Budapest is famed for its nightlife. There are hundreds of amazing venues, bars, cafés open around the clock. The historical downtown area offers plenty of ideas for fun night ou, ranging from some of the trendiest dining options and galleries to the hottest pop/rock/electro events. The beautiful historic setting, spas and theatres mixed with a youthful vibe give you a truly unforgettable study abroad experience.
The Chain Bridge (Lánchíd) is probably the most famous sight of Budapest. It was opened in 1849 and was then the first permanent bridge across the Danube. It was rebuilt during the first and after the Second World War. At night countless bulbs illuminate the bridge. Children are told that in cold weather the bridge is pulled into the Buda-side tunnel.
The Parliament building on the Pest side was designed by the Hungarian architect Imre Steidl. It was constructed between 1884 and 1902 and was then the largest Parliament building in the world.
Make a trip by the cog-wheel railway, whose first line was put to operation in 1874, to Széchenyi Hill (439 m). The TV Tower is located on top of the hill with the Children's Railway running all along the Buda Hills. Normafa offers a splendid walk with a wonderful panorama of Budapest.
Budapest has two large central parks: Margaret Island is a 1.8 km long green island on the Danube and City Park (Városliget). City Park is Budapest's largest park and offers some interesting sights like Heroes' Square, Vajdahunyad Castle and Széchenyi Bath and Spa. City Park is located north-east of central Pest.
Budapest is famous for its bridges which connect Buda on the western bank with Pest on the eastern bank, over the river Danube. The main bridges in the city centre from north to south are Árpád híd and Margit híd (Margaret Bridge) at either end of Margaret Island, the famous stone Lánchíd (Chain Bridge), built by the famous Hungarian statesman, István Széchenyi, the white Erzsébet híd (Elizabeth Bridge), the forest-green Szabadság híd (Liberty Bridge) and the brand new Megyeri Híd.
Buda Castle was the residence of the Hungarian kings for about 700 years. Nowadays the baroque building houses some important art collections and museums. It has been destroyed and reconstructed many times over the centuries.
The Basilica (Szent István Bazilika) was completed in 1905 and is the largest church in Budapest. The dome is 96 m high and has a viewing platform around the cupola which offers great views of Budapest.
The neo-Romanesque style Fishermen's Bastion (Halászbástya) offers panoramic views of Pest –, especially of the Parliament.
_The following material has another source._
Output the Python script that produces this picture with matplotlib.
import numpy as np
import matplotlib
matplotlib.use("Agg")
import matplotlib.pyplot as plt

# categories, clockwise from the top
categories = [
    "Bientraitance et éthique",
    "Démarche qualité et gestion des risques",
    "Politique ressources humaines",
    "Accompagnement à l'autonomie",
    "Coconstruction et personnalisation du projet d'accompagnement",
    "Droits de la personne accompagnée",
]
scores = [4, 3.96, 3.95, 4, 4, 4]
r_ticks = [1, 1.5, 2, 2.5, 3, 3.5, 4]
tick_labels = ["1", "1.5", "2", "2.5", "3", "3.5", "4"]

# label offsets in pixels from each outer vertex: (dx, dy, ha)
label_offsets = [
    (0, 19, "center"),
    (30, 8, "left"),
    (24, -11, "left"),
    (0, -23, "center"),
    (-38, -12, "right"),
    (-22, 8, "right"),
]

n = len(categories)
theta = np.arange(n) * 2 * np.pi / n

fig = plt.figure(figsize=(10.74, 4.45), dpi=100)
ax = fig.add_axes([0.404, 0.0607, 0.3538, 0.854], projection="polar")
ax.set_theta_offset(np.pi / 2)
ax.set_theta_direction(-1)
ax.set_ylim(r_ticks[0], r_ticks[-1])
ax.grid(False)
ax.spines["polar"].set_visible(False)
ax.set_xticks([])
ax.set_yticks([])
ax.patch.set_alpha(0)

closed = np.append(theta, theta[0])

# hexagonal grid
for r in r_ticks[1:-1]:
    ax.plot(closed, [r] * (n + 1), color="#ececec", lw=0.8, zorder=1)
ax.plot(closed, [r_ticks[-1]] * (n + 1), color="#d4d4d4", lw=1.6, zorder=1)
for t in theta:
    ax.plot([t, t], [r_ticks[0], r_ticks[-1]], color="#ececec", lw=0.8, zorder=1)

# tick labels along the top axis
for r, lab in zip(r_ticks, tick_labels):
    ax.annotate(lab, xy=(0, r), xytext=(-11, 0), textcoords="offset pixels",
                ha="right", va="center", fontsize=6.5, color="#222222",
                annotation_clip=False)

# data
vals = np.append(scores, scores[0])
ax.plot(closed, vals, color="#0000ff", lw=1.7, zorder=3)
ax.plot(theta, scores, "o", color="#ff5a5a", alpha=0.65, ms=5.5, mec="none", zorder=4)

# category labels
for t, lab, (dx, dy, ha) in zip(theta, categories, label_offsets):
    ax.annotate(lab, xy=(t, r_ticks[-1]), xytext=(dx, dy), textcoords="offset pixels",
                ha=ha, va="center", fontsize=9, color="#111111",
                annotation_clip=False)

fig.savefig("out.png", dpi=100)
It was built between 1890 and 1905 and includes seven turrets and a labyrinth of tunnels and cellars.
The Budapest Synagogue (Zsinagóga) is the world's second-largest Synagogue. It was built between 1854 - 1859 and has seats for 3000 worshippers.
Margaret Island (Margitsziget) is the perfect area for relaxing walks among gardens and ancient trees. There are also some historical monuments, such as the ruins of two 13th century churches, as well as the famous water tower and Japanese Garden. Last but not least, the island offers pleasant views across the Danube to Pest and Buda.
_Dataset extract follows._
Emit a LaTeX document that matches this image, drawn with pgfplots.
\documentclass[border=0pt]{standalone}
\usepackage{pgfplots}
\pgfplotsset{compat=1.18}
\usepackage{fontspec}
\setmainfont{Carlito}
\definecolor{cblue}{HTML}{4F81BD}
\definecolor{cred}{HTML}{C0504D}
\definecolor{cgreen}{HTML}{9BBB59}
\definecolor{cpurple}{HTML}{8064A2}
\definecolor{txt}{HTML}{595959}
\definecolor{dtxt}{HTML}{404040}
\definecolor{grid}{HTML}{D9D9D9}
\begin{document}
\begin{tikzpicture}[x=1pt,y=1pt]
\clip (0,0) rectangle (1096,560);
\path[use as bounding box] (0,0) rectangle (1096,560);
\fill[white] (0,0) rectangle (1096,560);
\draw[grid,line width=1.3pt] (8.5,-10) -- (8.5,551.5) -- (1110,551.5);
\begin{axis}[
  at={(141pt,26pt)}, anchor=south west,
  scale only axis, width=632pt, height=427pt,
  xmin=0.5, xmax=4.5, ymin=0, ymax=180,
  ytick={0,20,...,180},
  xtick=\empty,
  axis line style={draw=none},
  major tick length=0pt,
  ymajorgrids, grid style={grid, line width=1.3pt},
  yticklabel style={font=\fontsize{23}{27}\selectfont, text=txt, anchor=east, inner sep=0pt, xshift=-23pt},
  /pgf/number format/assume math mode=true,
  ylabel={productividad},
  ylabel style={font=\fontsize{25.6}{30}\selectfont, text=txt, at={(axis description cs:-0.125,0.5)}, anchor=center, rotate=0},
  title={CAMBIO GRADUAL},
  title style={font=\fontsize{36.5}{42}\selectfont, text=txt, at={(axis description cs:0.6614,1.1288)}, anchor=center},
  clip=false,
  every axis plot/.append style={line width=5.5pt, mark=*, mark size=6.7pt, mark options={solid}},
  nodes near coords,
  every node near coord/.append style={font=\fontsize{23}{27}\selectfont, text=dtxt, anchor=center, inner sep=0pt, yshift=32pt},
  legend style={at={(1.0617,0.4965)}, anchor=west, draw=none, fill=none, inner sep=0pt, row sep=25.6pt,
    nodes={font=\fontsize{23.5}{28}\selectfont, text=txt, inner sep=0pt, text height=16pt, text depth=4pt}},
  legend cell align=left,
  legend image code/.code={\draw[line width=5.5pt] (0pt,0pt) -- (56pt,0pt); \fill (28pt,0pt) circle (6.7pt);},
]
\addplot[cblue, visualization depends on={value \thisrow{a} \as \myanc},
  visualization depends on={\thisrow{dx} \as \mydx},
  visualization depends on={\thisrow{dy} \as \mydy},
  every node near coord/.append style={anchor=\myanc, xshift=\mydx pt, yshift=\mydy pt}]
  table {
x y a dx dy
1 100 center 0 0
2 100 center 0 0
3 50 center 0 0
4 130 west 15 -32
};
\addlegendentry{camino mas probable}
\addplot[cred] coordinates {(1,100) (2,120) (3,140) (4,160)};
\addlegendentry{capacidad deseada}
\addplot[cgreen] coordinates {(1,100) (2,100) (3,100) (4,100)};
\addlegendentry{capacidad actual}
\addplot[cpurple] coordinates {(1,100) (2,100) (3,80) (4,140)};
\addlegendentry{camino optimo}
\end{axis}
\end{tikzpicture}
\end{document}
Gellért Hill, topped by the 46-metre high Statue of Liberty, is 236 m above sea level and offers a beautiful panorama of the city and the Danube. In 1854 the Austrians built a fortress, Citadella, on the top. On its side, the statue of Bishop Gellért looks down on the city centre from above a magnificent waterfall.
The Art Nouveau building was constructed between 1916 and 1918 and is shared by the 4-star hotel and the famous Spa. It houses an indoor and outdoor swimming pool and Turkish thermal baths.
The amazing building of the Western Railway Station (Nyugati Pályaudvar) was built between 1874 and 1877 by the Eiffel Paris Company. It is a typical example of the complex ironwork of Eiffel. The beautiful old restaurant on the right side of the main entrance now houses a McDonalds- it is said to be the finest setting of any fast food restaurant.
The Buda Castle on Castle Hill can be reached in less than 1 minute by the quiet Funicular (Sikló). The lower terminus is at Clark Ádám tér near the Chain Bridge. It was originally opened in 1870, wrecked in the Second World War and completely rebuilt in 1986.